Anonymous Coward says:

As I’ve said before, copyright isn’t a spectrum ranging from abolition at one end through minimalism and on to maximalism at the other end, it’s more like a moebius strip where copyright maximalism actually results in creators having less rights. Under this law, the right of creators to charge what they want is being abridged. It’s ironic and hypocritical in the extreme and it’s probably the result of these people not so much believing in the rights of creators to control copies of their work as believing in the maximization of profit.

Zootcast (profile) says:

Tax madness

Oh my gosh, this goes far beyond the recent law approved in Italy, virtually dictated to the government by the SIAE (the equivalent of the CEDRO Spanish agency), which estabilishes a tax even heavier than the current as a “fair compensation” due for private copying. A deal worth 150 million euros per year. I’m only glad that our “politicians” did not think first of this madness…

Anonymous Coward says:

Conflicting rights

I often see this paradox when others claim something is a moral right. For example, artist resale royalties are often legislated as “inalienable” rights, to “protect” the artist from the temptation of selling his future interest in resale royalties while he is poor and “vulnerable”. Making that right “inalienable” however, means that the artist cannot exercise his right to donate his works “without strings attached”. So what does this mean? Obviously, both rights cannot simultaneously be moral rights, because they are mutually exclusive.

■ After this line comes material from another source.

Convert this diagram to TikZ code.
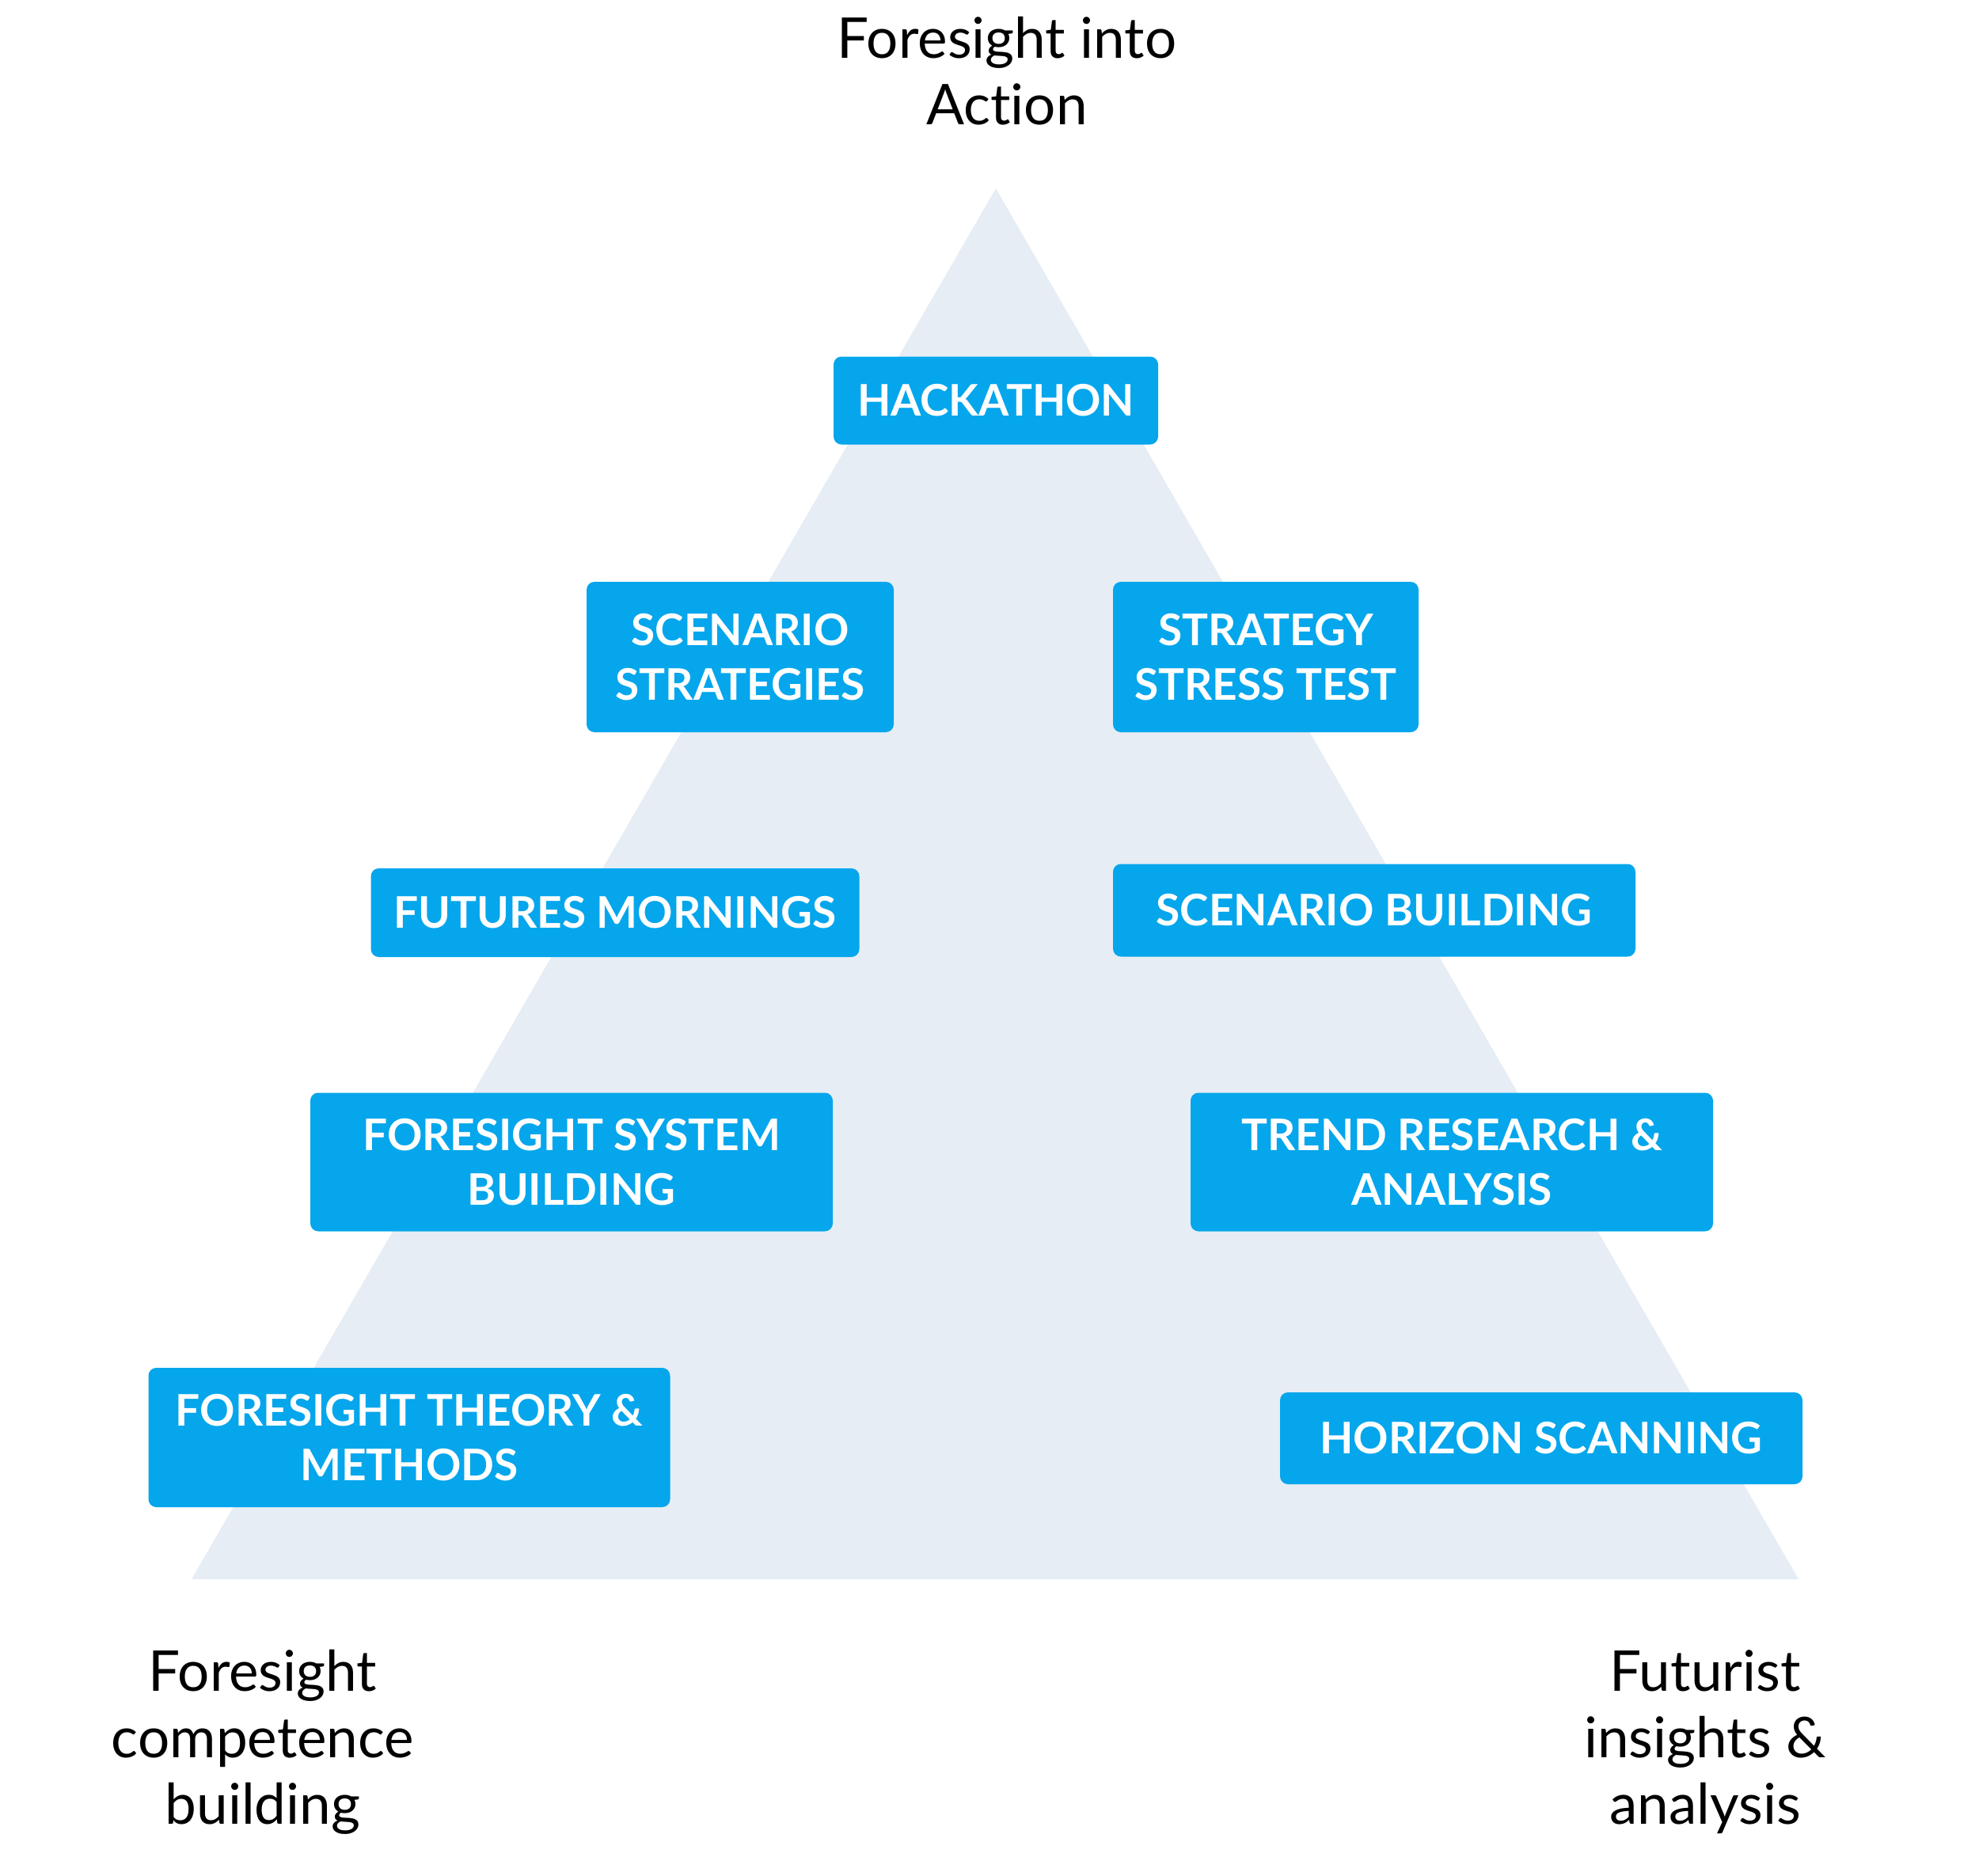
\documentclass[tikz,border=0pt]{standalone}
\usepackage{fontspec}
\setmainfont{Lato}[Ligatures={NoCommon,NoRequired,NoContextual}]
\definecolor{boxblue}{RGB}{5,166,236}
\definecolor{trifill}{RGB}{230,237,244}
\begin{document}
\begin{tikzpicture}[x=1pt,y=-1pt,
  stepbox/.style={fill=boxblue, rounded corners=10pt, text=white,
    font=\fontsize{55}{69}\selectfont\bfseries, align=center, inner sep=0pt},
  lbl/.style={font=\fontsize{71}{84}\selectfont, align=center, inner sep=0pt, anchor=north}]
\useasboundingbox (0,0) rectangle (2500,2369);
\coordinate (apex) at (1258,238);
\coordinate (bl) at (242,1995);
\coordinate (br) at (2272,1995);
\fill[trifill] (apex) -- (br) -- (bl) -- cycle;

\node[stepbox, minimum width=410pt, minimum height=111pt] (hack) at (1258,506) {HACKATHON};
\node[stepbox, minimum width=388pt, minimum height=190pt] (scstrat) at (935,830) {SCENARIO\\STRATEGIES};
\node[stepbox, minimum width=386pt, minimum height=190pt] (stress) at (1599,830) {STRATEGY\\STRESS TEST};
\node[stepbox, minimum width=617pt, minimum height=112pt] (morn) at (777,1153) {FUTURES MORNINGS};
\node[stepbox, minimum width=660pt, minimum height=117pt] (scbuild) at (1736,1150) {SCENARIO BUILDING};
\node[stepbox, minimum width=660pt, minimum height=175pt] (sysb) at (722,1468) {FORESIGHT SYSTEM\\BUILDING};
\node[stepbox, minimum width=660pt, minimum height=175pt] (trend) at (1834,1468) {TREND RESEARCH \&\\ANALYSIS};
\node[stepbox, minimum width=659pt, minimum height=176pt] (theory) at (517,1816) {FORESIGHT THEORY \&\\METHODS};
\node[stepbox, minimum width=660pt, minimum height=116pt] (horizon) at (1947,1817) {HORIZON SCANNING};

\node[lbl] (toplbl) at (1272,21) {Foresight into\\Act\kern0pt ion};
\node[lbl] (leftlbl) at (332,2084) {Foresight\\competence\\building};
\node[lbl] (rightlbl) at (2154,2084) {Futurist\\insights \&\\analysis};
\end{tikzpicture}
\end{document}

One person’s “moral” rights are another’s arbitrary rights.

john walker says:

Re: Conflicting rights

The resale royalty proposed for the US, would be transferable (but not extinguishable) . It is a certainty that many artists will agree to transfer the ‘right’ to the purchaser of the artwork, in return for a better first sale price and therefore when or if that art work is eventually resold, the person paying the royalty, would be the, ‘rightholder’!